2.歯面やバイオフィルム表面に付着して作用する薬剤(イオン系抗菌剤)
・水溶液中で強いイオン性を有し陽イオンを生じる薬品は、表面が負に帯電しているバイオフィルムや
細菌、さらに歯面や粘膜面に付着することで殺菌作用を発揮する。
・また、歯面等に吸着することでプラークの再形成を抑制する効果が期待される。
・グルコン酸クロルヘキシジン(CHG)、塩化セチルピリジウム(CPC)、塩化ベンゼトニウム(BTC)
などが該当する。
3.バイオフィルム深部へ浸透して作用する薬剤(非イオン系抗菌剤)
・非イオン性を示し、歯面やバイオフィルム表面への吸着は弱い。
・バイオフィルム内に浸透し、短時間に殺菌性を示す。
・ポビドンヨード(Pl)、エッセンシャルオイル(EO)、トリクロサン(TC)などが該当する。
4.グルコン酸クロルヘキシジン(CHG)
・グラム陽性菌や陰性菌を含め広い抗菌性を有する。
・歯面に吸着してプラークの再付着を抑制することが知られており、海外では洗口剤として広く応用
されている。
・グルコン酸クロルヘキシジンの歯周治療への応用に関しては多くの研究があるが、その濃度は0.12~
0.2%である。
・本邦ではグルコン酸クロルヘキシジンによるアナフィラキシーショック例が報告されたことから、
洗口液のグルコン酸クロルへキシジンは原液濃度で0.05%までに規制されている。実際にはこれを
希釈して使用するため、0.01%程度の濃度で応用されることが多い。
5.塩化セチルピリジウム(CPC)
・低濃度でも菌体に静電気的に結合することで効果があり、毒性や刺激は少ない。
・グルコン酸クロルヘキシジン同様に歯面に吸着してプラークの再形成を抑制し、歯肉炎の予防に効果
があることが報告されている。
6.エッセンシャルオイル(EO)
・殺菌作用の他に、抗炎症作用を示す。
・エッセンシャルオイルを主成分とした洗口剤にリステリン®があり、リステリン®︎のバイオフィルム
内浸透速度を調べた研究では、グルコン酸クロルヘキシジンよりも4.89倍早かったことが報告されて
いる。
まとめ
洗口剤にはプラークの形成を抑制する作用や、歯肉の炎症を抑制する作用があることはわかっています
が、あくまでも機械的なプラークコントロールの補助として考えるべきであることを留意して
おきましょう。 もっとも大事なのは機械的なブラッシングによってプラークを除去することです。

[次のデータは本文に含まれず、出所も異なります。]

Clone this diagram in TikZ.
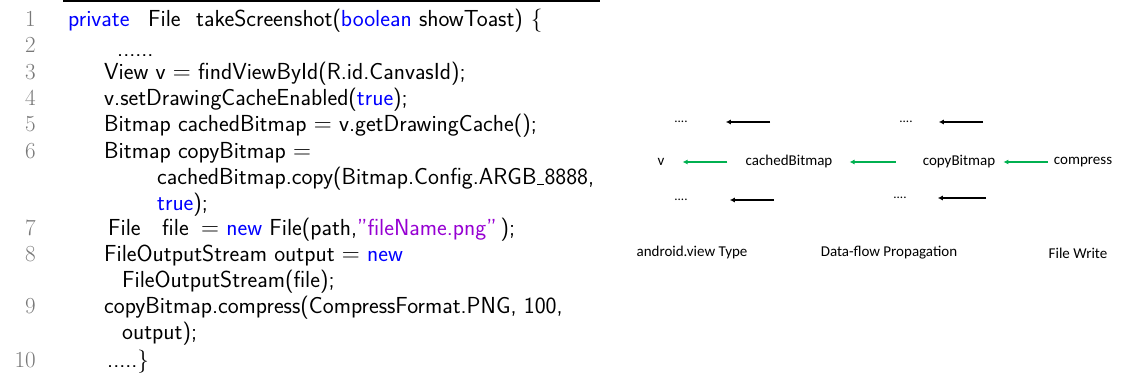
\documentclass[tikz,border=0pt]{standalone}
\usepackage{fontspec}
\usetikzlibrary{arrows.meta}
\newfontfamily\diagfont{Carlito}
\definecolor{kwblue}{RGB}{0,0,255}
\definecolor{strmauve}{RGB}{150,0,210}
\definecolor{lnogray}{RGB}{120,120,120}
\definecolor{flowgreen}{RGB}{0,176,80}
\newcommand\kw[1]{\textcolor{kwblue}{#1}}
\newcommand\strlit[1]{\textcolor{strmauve}{#1}}
\newcommand\lowbar{\kern0.5pt\rule[-1.2pt]{7pt}{0.9pt}\kern0.5pt}
\begin{document}
\begin{tikzpicture}[x=1pt,y=-1pt,
  code/.style={anchor=base west,inner sep=0pt,font=\sffamily\fontsize{23.2}{23.2}\selectfont},
  lno/.style={anchor=base east,inner sep=0pt,text=lnogray,font=\rmfamily\fontsize{23}{23}\selectfont},
  lbl/.style={inner sep=0pt,font=\diagfont\fontsize{15}{15}\selectfont},
  dotsnode/.style={inner sep=0pt,font=\diagfont\fontsize{13}{13}\selectfont},
  blk/.style={draw=black,line width=2pt,-{Latex[length=5pt,width=5pt]}},
  grn/.style={draw=flowgreen,line width=1.8pt,-{Latex[length=5pt,width=5pt]}}]
\useasboundingbox (0,0) rectangle (1122,377);

% rule above the listing
\draw[line width=1.5pt] (63,1) -- (600,1);

% line numbers
\node[lno] (n1)  at (36,27)  {1};
\node[lno] (n2)  at (36,53)  {2};
\node[lno] (n3)  at (36,80)  {3};
\node[lno] (n4)  at (36,106) {4};
\node[lno] (n5)  at (36,132) {5};
\node[lno] (n6)  at (36,158) {6};
\node[lno] (n7)  at (36,235) {7};
\node[lno] (n8)  at (36,261) {8};
\node[lno] (n9)  at (36,313) {9};
\node[lno] (n10) at (36,367) {10};

% source lines
\node[code] (c1a) at (68,27)  {\kw{private}};
\node[code] (c1b) at (148,27) {File};
\node[code] (c1c) at (196,27) {takeScreenshot(\kw{boolean} showToast)\hspace{8pt}\{};
\node[code] (c2)  at (117,57) {......};
\node[code] (c3)  at (104,80) {View v $=$ findViewById(R.id.CanvasId);};
\node[code] (c4)  at (104,106) {v.setDrawingCacheEnabled(\kw{true});};
\node[code] (c5)  at (104,132) {Bitmap cachedBitmap $=$ v.getDrawingCache();};
\node[code] (c6)  at (104,158) {Bitmap copyBitmap $=$};
\node[code] (c6b) at (157,184) {cachedBitmap.copy(Bitmap.Config.ARGB\lowbar 8888,};
\node[code] (c6c) at (157,210) {\kw{true});};
\node[code] (c7a) at (108,235) {File};
\node[code] (c7b) at (162,235) {file};
\node[code] (c7c) at (201,235) {$=$ \kw{new} File(path,\strlit{''fileName.png''}\hspace{4pt});};
\node[code] (c8)  at (104,261) {FileOutputStream output $=$ \kw{new}};
\node[code] (c8b) at (122,287) {FileOutputStream(file);};
\node[code] (c9)  at (104,313) {copyBitmap.compress(CompressFormat.PNG, 100,};
\node[code] (c9b) at (122,339) {output);};
\node[code] (c10) at (107,367) {.....\}};

% data-flow chain
\node[lbl] (v)      at (661,162)  {v};
\node[lbl] (cached) at (789,162)  {cachedBitmap};
\node[lbl] (copy)   at (959,162)  {copyBitmap};
\node[lbl] (comp)   at (1083,162) {compress};

\node[dotsnode] (d1) at (681,122) {....};
\node[dotsnode] (d2) at (906,122) {....};
\node[dotsnode] (d3) at (681,200) {....};
\node[dotsnode] (d4) at (900,198) {....};

\coordinate (s1) at (770,122);
\coordinate (s2) at (983,122);
\coordinate (s3) at (774,200);
\coordinate (s4) at (986,198);

\draw[blk,shorten >=38pt] (s1) -- (d1.east);
\draw[blk,shorten >=26pt] (s2) -- (d2.east);
\draw[blk,shorten >=42pt] (s3) -- (d3.east);
\draw[blk,shorten >=31pt] (s4) -- (d4.east);

\draw[grn,shorten <=18pt,shorten >=18pt] (cached.west) -- (v.east);
\draw[grn,shorten <=27pt,shorten >=17pt] (copy.west) -- (cached.east);
\draw[grn,shorten <=6pt,shorten >=8pt] (comp.west) -- (copy.east);

% column captions
\node[lbl] (cap1) at (692,253)  {android.view Type};
\node[lbl] (cap2) at (889,253)  {Data-flow Propagation};
\node[lbl] (cap3) at (1078,253) {File Write};
\end{tikzpicture}
\end{document}
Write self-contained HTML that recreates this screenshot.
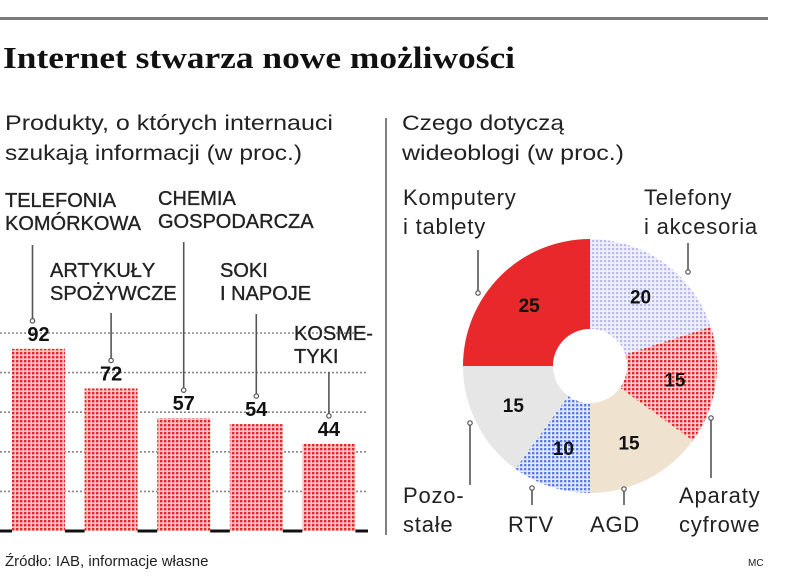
<!DOCTYPE html>
<html><head><meta charset="utf-8"><style>
html,body{margin:0;padding:0;background:#fff;}
svg{display:block;font-family:"Liberation Sans",sans-serif;}
</style></head><body>
<svg id="c" width="805" height="582" viewBox="0 0 805 582">
<defs>
<pattern id="pRed" width="4" height="4" patternUnits="userSpaceOnUse"><rect width="4" height="4" fill="#f7c9c9"/><rect width="2.4" height="2.4" fill="#e2282a"/></pattern>
<pattern id="pRed2" width="4" height="4" patternUnits="userSpaceOnUse"><rect width="4" height="4" fill="#f6d2d2"/><rect width="2.4" height="2.4" fill="#e02a2a"/></pattern>
<pattern id="pLav" width="4" height="4" patternUnits="userSpaceOnUse"><rect width="4" height="4" fill="#f0f0fb"/><rect width="2.2" height="2.2" fill="#b9b9ee"/></pattern>
<pattern id="pBlue" width="4" height="4" patternUnits="userSpaceOnUse"><rect width="4" height="4" fill="#e6ebfb"/><rect width="2.4" height="2.4" fill="#5e7be6"/></pattern>
</defs>
<rect x="0" y="17" width="768" height="3" fill="#7a7a7a"/>
<text x="3" y="68" font-family="Liberation Serif,serif" font-weight="bold" font-size="31" fill="#111" textLength="512" lengthAdjust="spacingAndGlyphs">Internet stwarza nowe możliwości</text>
<g font-size="21" fill="#222">
<text x="5" y="130" textLength="328" lengthAdjust="spacingAndGlyphs">Produkty, o których internauci</text>
<text x="5" y="160" textLength="297" lengthAdjust="spacingAndGlyphs">szukają informacji (w proc.)</text></g>
<g font-size="21" fill="#222">
<text x="402" y="130" textLength="162" lengthAdjust="spacingAndGlyphs">Czego dotyczą</text>
<text x="402" y="160" textLength="222" lengthAdjust="spacingAndGlyphs">wideoblogi (w proc.)</text></g>
<line x1="386" y1="118" x2="386" y2="535" stroke="#555" stroke-width="1.5"/>
<g id="bars"></g>
<g id="pie"></g>
<text x="5" y="566" font-size="15" fill="#222">Źródło: IAB, informacje własne</text>
<text x="748" y="566" font-size="10" fill="#222">MC</text>
</svg>
<script>
const categories = ["TELEFONIA KOMÓRKOWA","ARTYKUŁY SPOŻYWCZE","CHEMIA GOSPODARCZA","SOKI I NAPOJE","KOSMETYKI"];
const values = [92,72,57,54,44];
const gridTicks = [20,40,60,80,100];
const pieLabels = ["Telefony i akcesoria","Aparaty cyfrowe","AGD","RTV","Pozostałe","Komputery i tablety"];
const pieValues = [20,15,15,10,15,25];

const NS="http://www.w3.org/2000/svg";
function mk(t,a,p){const e=document.createElementNS(NS,t);for(const k in a)e.setAttribute(k,a[k]);p.appendChild(e);return e;}
const bars=document.getElementById('bars');
const y0=531, k=1.98;
const Y=v=>y0-v*k;
const X=i=>12+i*72.6;
const bw=53;
gridTicks.forEach(t=>{
  const l=mk('line',{x1:0,x2:368,y1:Y(t),y2:Y(t),stroke:'#888','stroke-width':1.6,'stroke-dasharray':'2 2'},bars);
  
  
});
const lab=[[["TELEFONIA","KOMÓRKOWA"],5,207,245],[["ARTYKUŁY","SPOŻYWCZE"],50,277,313],[["CHEMIA","GOSPODARCZA"],158,205,242],[["SOKI","I NAPOJE"],220,277,314],[["KOSME-","TYKI"],294,340,372]];
values.forEach((v,i)=>{
  const x=X(i);
  const r=mk('rect',{x:x,y:Y(v),width:bw,height:v*k,fill:'url(#pRed)'},bars);
  
  
  const vt=mk('text',{x:x+bw/2,y:Y(v)-8,'text-anchor':'middle','font-size':20,'font-weight':'bold',fill:'#111'},bars);
  vt.textContent=v;
  
  
  const L=lab[i];
  const g=mk('g',{'font-size':20,fill:'#222',stroke:'#222','stroke-width':0.35},bars);
  
  
  L[0].forEach((s,j)=>{const t=mk('text',{x:L[1],y:L[2]+j*23},g);t.textContent=s;});
  const lx=x+bw/2-(i==0?6:0), ly2=Y(v)-28;
  mk('line',{x1:lx,x2:lx,y1:L[3],y2:ly2,stroke:'#555','stroke-width':1.6},g);
  mk('circle',{cx:lx,cy:ly2,r:2.2,fill:'#fff',stroke:'#555','stroke-width':1.2},g);
});
for(let i=0;i<=values.length;i++){
  const xs=i==0?0:X(i-1)+bw, xe=i==values.length?368:X(i);
  const b=mk('line',{x1:xs,x2:xe,y1:y0,y2:y0,stroke:'#111','stroke-width':3},bars);
  
  
}
const pie=document.getElementById('pie');
const cx=590,cy=366,R=127,r0=37;
const fills=['url(#pLav)','url(#pRed2)','#efe2cf','url(#pBlue)','#e6e6e6','#e8282a'];
const total=pieValues.reduce((a,b)=>a+b,0);
let acc=0;
const P=(a,rr)=>[cx+rr*Math.sin(a),cy-rr*Math.cos(a)];
pieValues.forEach((v,i)=>{
  const a0=acc/total*2*Math.PI, a1=(acc+v)/total*2*Math.PI; acc+=v;
  const lg=(a1-a0)>Math.PI?1:0;
  const [x0,y0a]=P(a0,R),[x1,y1]=P(a1,R),[x2,y2]=P(a1,r0),[x3,y3]=P(a0,r0);
  const s=mk('path',{d:`M${x0},${y0a}A${R},${R} 0 ${lg} 1 ${x1},${y1}L${x2},${y2}A${r0},${r0} 0 ${lg} 0 ${x3},${y3}Z`,fill:fills[i]},pie);
  
  
  const am=(a0+a1)/2,[tx,ty]=P(am,(R+r0)/2+4);
  const t=mk('text',{x:tx,y:ty+7,'text-anchor':'middle','font-size':19,'font-weight':'bold',fill:'#111'},pie);
  t.textContent=v;
  
  
});
mk('circle',{cx:cx,cy:cy,r:r0,fill:'#fff'},pie);
const pl=[[["Telefony","i akcesoria"],644,205,688,243,272],[["Aparaty","cyfrowe"],679,503,711,478,418],[["AGD"],590,532,624,505,489],[["RTV"],508,532,532,505,488],[["Pozo-","stałe"],403,503,470,485,423],[["Komputery","i tablety"],403,205,478,250,293]];
pl.forEach((L,i)=>{
  const g=mk('g',{'font-size':22,fill:'#222','letter-spacing':0.8},pie);
  
  
  L[0].forEach((s,j)=>{const t=mk('text',{x:L[1],y:L[2]+j*29},g);t.textContent=s;});
  mk('line',{x1:L[3],x2:L[3],y1:L[4],y2:L[5],stroke:'#555','stroke-width':1.6},g);
  mk('circle',{cx:L[3],cy:L[5],r:2.2,fill:'#fff',stroke:'#555','stroke-width':1.2},g);
});
</script>
</body></html>
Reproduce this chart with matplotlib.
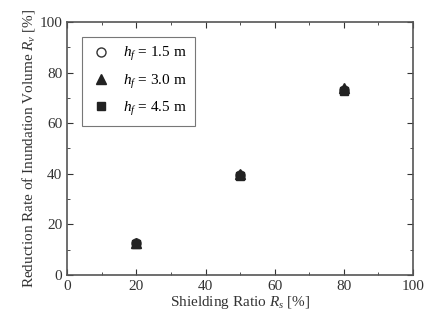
import matplotlib
matplotlib.use("Agg")
import matplotlib.pyplot as plt
from matplotlib.ticker import MultipleLocator

plt.rcParams['font.family'] = ['Liberation Serif', 'DejaVu Serif']
plt.rcParams['mathtext.fontset'] = 'custom'
plt.rcParams['mathtext.rm'] = 'Liberation Serif'
plt.rcParams['mathtext.it'] = 'Liberation Serif:italic'

shielding = [20, 50, 80]
hf15 = [12.5, 39.5, 73.0]
hf30 = [12.8, 40.0, 73.8]
hf45 = [12.3, 39.3, 72.8]
labels = ['$h_f$ = 1.5 m', '$h_f$ = 3.0 m', '$h_f$ = 4.5 m']

fig = plt.figure(figsize=(4.28, 3.27), dpi=100)
ax = fig.add_axes([0.157, 0.159, 0.808, 0.774])

ax.plot(shielding, hf15, 'o', mfc='white', mec='#333333', ms=6.5, label=labels[0], ls='none')
ax.plot(shielding, hf30, '^', color='#222222', ms=6.5, label=labels[1], ls='none')
ax.plot(shielding, hf45, 's', color='#222222', ms=6, label=labels[2], ls='none')

ax.set_xlim(0, 100)
ax.set_ylim(0, 100)
ax.xaxis.set_major_locator(MultipleLocator(20))
ax.yaxis.set_major_locator(MultipleLocator(20))
ax.xaxis.set_minor_locator(MultipleLocator(10))
ax.yaxis.set_minor_locator(MultipleLocator(10))
ax.tick_params(which='both', direction='in', top=True, right=True, labelsize=11, colors='#333333')
ax.tick_params(which='major', length=4)
ax.tick_params(which='minor', length=2)
for s in ax.spines.values():
    s.set_color('#555555')
    s.set_linewidth(1.2)

ax.set_xlabel('Shielding Ratio $R_s$ [%]', fontsize=11, color='#333333', labelpad=1)
ax.set_ylabel('Reduction Rate of Inundation Volume $R_v$ [%]', fontsize=11, color='#333333', labelpad=2)

leg = ax.legend(loc='upper left', bbox_to_anchor=(0.043, 0.94), borderaxespad=0, fontsize=11,
                frameon=True, fancybox=False, edgecolor='#555555', handletextpad=0.7,
                borderpad=0.55, labelspacing=0.6, handlelength=1.4)
leg.get_frame().set_linewidth(0.8)

fig.savefig('out.png', dpi=100)
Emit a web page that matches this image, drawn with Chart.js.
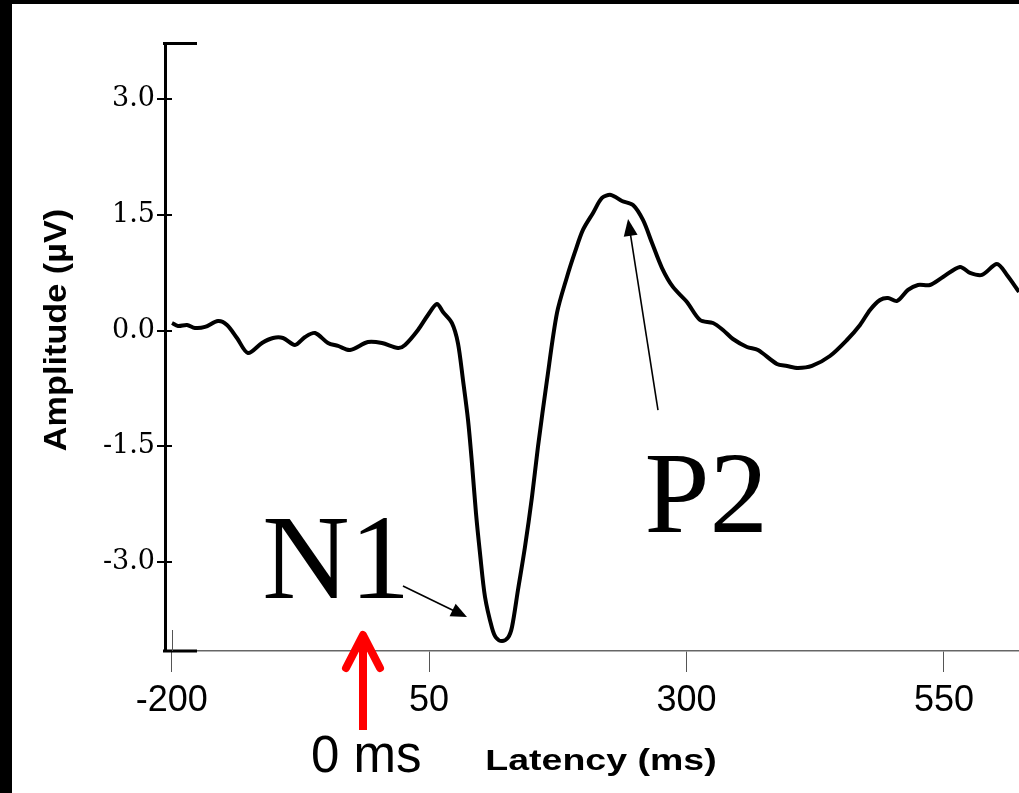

そのうえで、洗口剤を併用することでさらなる良好な口腔衛生状態を得ることができ、患者さんに
よってはそのおかげで歯肉炎を予防することができます。 また、グルコン酸クロルへキンジンに関して
は、日本で扱えるものは海外で効果があるとされているものよりも濃度がかなり低いため、同様の効果
は得られにくいことも忘れてはいけません。 以上の点を患者さんにも十分理解してもらってから、
適切な場面で適切な洗口剤を選択することで洗口剤の効果を最大限に引き出せるよう、エビデンスに
基づいた説明を行いましょう。
感想
患者さんから洗口剤について聞かれる事はよくあります。ふくだ歯科ではコンクールFを取り扱って
いるのでオススメする事が多いですが、患者さんに「市販の〇〇を使っているんだけど効果は無いのか
しら?」と質問される事もあり、はっきり回答出来なかった事もありました。 こちらから市販のものを
勧めることはあまり無いですが、患者さんが市販のものを使っている場合でもそれを否定せずにTBIや
アドバイスできるように効果や成分など理解しておきたいと思いました。